So: last show of the Shakespeare Festival — now "Shakespeare & Friends" — at New Theatre. Crippling fear gripped this reviewer prior to the event. I had been studiously avoiding the place after a run of ghastly reviews, because you can publish horrible things about a person only so many times before you're due for a curb stomping.
But — George Bernard Shaw! Saint Joan! That's worth a look! There's all that yummy Shaw dialogue, the godless old socialist putting words into the mouths of churchmen and lawmen without a hint of scorn or condescension. Shaw was an affectionate old cooter. He loved everybody, except maybe Irish landowners. But you can bet he'd have made them look good, too, if he'd written a play about them and had them traipsing through the dreams of an aging king in a happy-ending epilogue like he did here with Saint Joan and her inquisitors.
Wherever it is that godless old socialists go when they die, you can bet Shaw is happily appraising New Theatre at this moment. What a play, what a production. Marvelous work from New Theatre, God bless 'em, and you can bet it feels maaarvelous to say that after all this time. Even Frank Rodriguez is damn near wonderful — poor Frank, who has been mercilessly disparaged in these pages over and over with a hellish consistency that might have made you wonder if he'd burned us out of some money or stolen one of our wives or something. He's great here! There are no overblown operatic detonations of grief or love or anything, which was the biggest bane of New Theatre early this season. Rodriguez just sidles into his roles, first as a very reasonable soldier and then as a creepy little churchman filled with crazy, sadistic bloodlust. You can't blame him, though. He's just a product of his time and place. Good old Shaw and his affection. Good old Rodriguez, understanding it and doing it right. Things are looking up.
Do you know about Joan of Arc? If so, great. Even if you've read every book extant on the lady, you're still going to learn something from the way Shaw binds feudal lords and bishops together in a plot to kill her, though what they're really trying to kill is the future (they fail). Shaw apparently saw a correlation between nationalism and Protestantism, and watching him build that argument without seeming to try, and without interrupting the forward momentum of the play, is one of the more entertaining things you can do with your Friday night.
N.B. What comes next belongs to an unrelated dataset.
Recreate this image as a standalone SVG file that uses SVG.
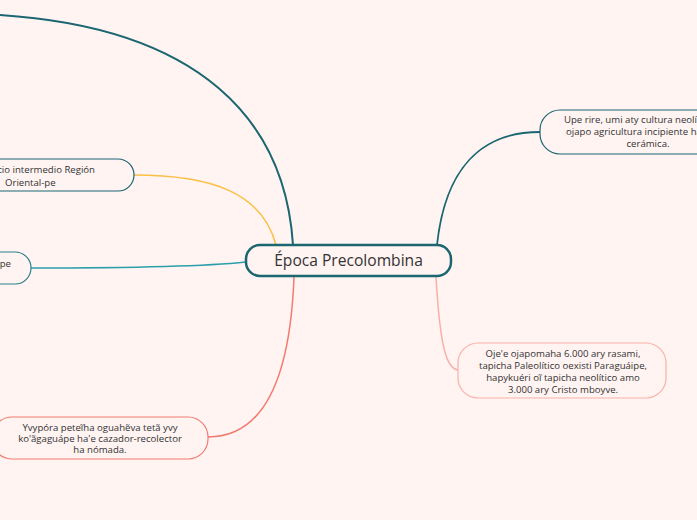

The thing with Shaw is, it's all about these debates — these people with fully fledged and contradictory worldviews launched into inspired flights of dizzying oratory. Shaw's gift was he could inhabit all of these heads at once and see right down to their bottoms. New Theatre's gift, in this instance, is in finding a bunch of people who can follow him there and then get the hell out of the way, letting the ideas do their work. As painted by Shaw's words, these people seem to glow — even Annemaria Rajala's Joan, who historically was a craven lunatic on the order of Jan van Leiden or Osama or Mother Teresa. Choose yer cuckoo. She hears voices and supports this king instead of that one and kills a lot of people who are just doing what they have to do, and even she is slathered in secular Shaw's proto-hippie affection. All of this sympathy is to the good — it clues people into the bedrock emotional and intellectual realities of lives lived before human beings become so blessedly smart.
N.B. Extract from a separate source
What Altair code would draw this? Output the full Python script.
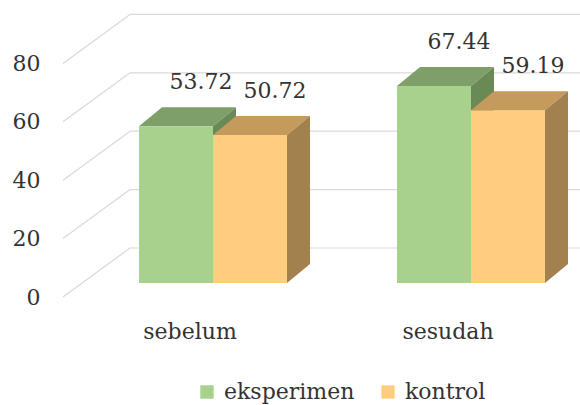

There are lots of people in this cast, pulling double and triple duty all over the place, and all deserve our love for one reason or another. Rajala has a trillion-kilowatt smile when she's all wrapped up in Joan's godly glory, full of the same disarming, gorgeous certitude that sucks teenagers into the Battle Cry Campaign to this very day. It's easy to get swept up in James S. Randolph's turn as the Archbishop of Beauvais, played with such brimstonian wrath you want to sign on with the guy, until you realize he'd probably burn you at the stake given half a chance (you perverted Miami theater person, you). Stephen Neal's Duke of Bedford is deliciously sly, and Meshaun LeBrone Arnold is uproariously campy as Charles VII, in the least historical and most consistently entertaining portrait of the night. And everybody else is fine too.
So, folks, go see this thing. If you bump into New Theatre's executive artistic director, Ricky J. Martinez, give him a hug. He deserves one. The theater world is a wild and vicious place, and you never know when somebody is going to say something nasty about you for no good reason. It's in these happy moments of mutual competence that we can all breathe easy and get on with whatever it is we're supposed to be getting on with. In New Theatre's case, that's tossing off these masterful, semiclassical bits of genius in an intimate venue and giving smart people something to talk about. In my case, it's packing the seats. If New Theatre is going to keep doing its job this well, I should start brushing up on mine. Run, people. Don't walk.